The family settled in Villa San Miguel, near the named at that time Hacienda Maranga. In order to survive in their new country, the Wisoski – an inopportune transliteration of the Wyszkowski original – devoted themselves to elaborate sausages applying the traditional Polish recipes. They managed to have a small piece of ground to raise pigs, and set up a vegetable garden to plant cabbage, cucumber and a diversity of aromatic plants.
In a short time, the reputation of the Wisoski sausages extended around all San Miguel and the adjacent districts. In the mid 50’s, when the young Wisoski took charge of the business, the grocery was known by half Lima. Owners of the most important cafes in the Centre, Miraflores or San Isidro went to his premises to get the best ingredients, in order to satisfy their exclusive customers.
I met him in the 80’s, when my father used to send me to buy bread and cold meats for the afternoon lunch at 6pm. By that time he had already adopted his current image: a leafy but well cut beard, vest and flowery ties, and a bowler hat given by a frequent English customer. His pleasant attire highlighted even more his charisma and his goodness with people.
Up to some years ago, in the slaughtering season, Wisoski the Russian invited the neighbourhood kids to see the preparation and stuffing of sausages. It was one of the important dates in the year, both for him and for us. He put lights around the table in his living room, where he assembled the machine to mince meat, and the sausage machine. We saw the whole process, since he prepared the meat with salt, fennel, cumin, parsley and pepper until he tied the stuffed intestines with cotton thread and hung them out in long wood sticks. In the end he invited us to tasty Kielbasa, white sausages from his private stock, accompanied with sauerkraut and cucumber. These are the flavours that my memory tries to not to forget.

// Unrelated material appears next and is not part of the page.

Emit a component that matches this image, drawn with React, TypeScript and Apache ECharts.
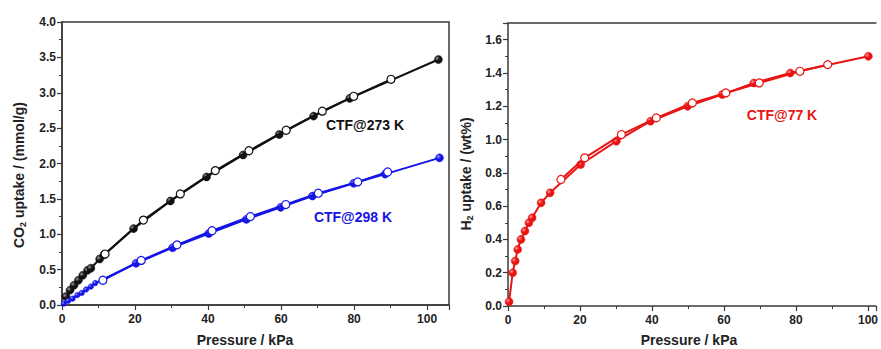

Wisoski the Russian is retired and his youngest son is now in charge of the familiar business. One of his sons is stubborn about coming back to the Wyszkowski hometown to know its history and recover it for the next generations. But he has problems to get the Polish nationality because both the grandson and the grandfather are registered as Wisoski for all purposes. Part of the solution lies in my uncle travelling to his hometown and showing to the officers his Polish roots.
Wisoski the Russian is afraid not only for travelling at an old age but for what he may find in his journey. He never wanted to come back to Poland for that reason, not even for tourism. Maybe it is time to face up to his past and close the childhood scars that he always tried to hide behind his good-natured image.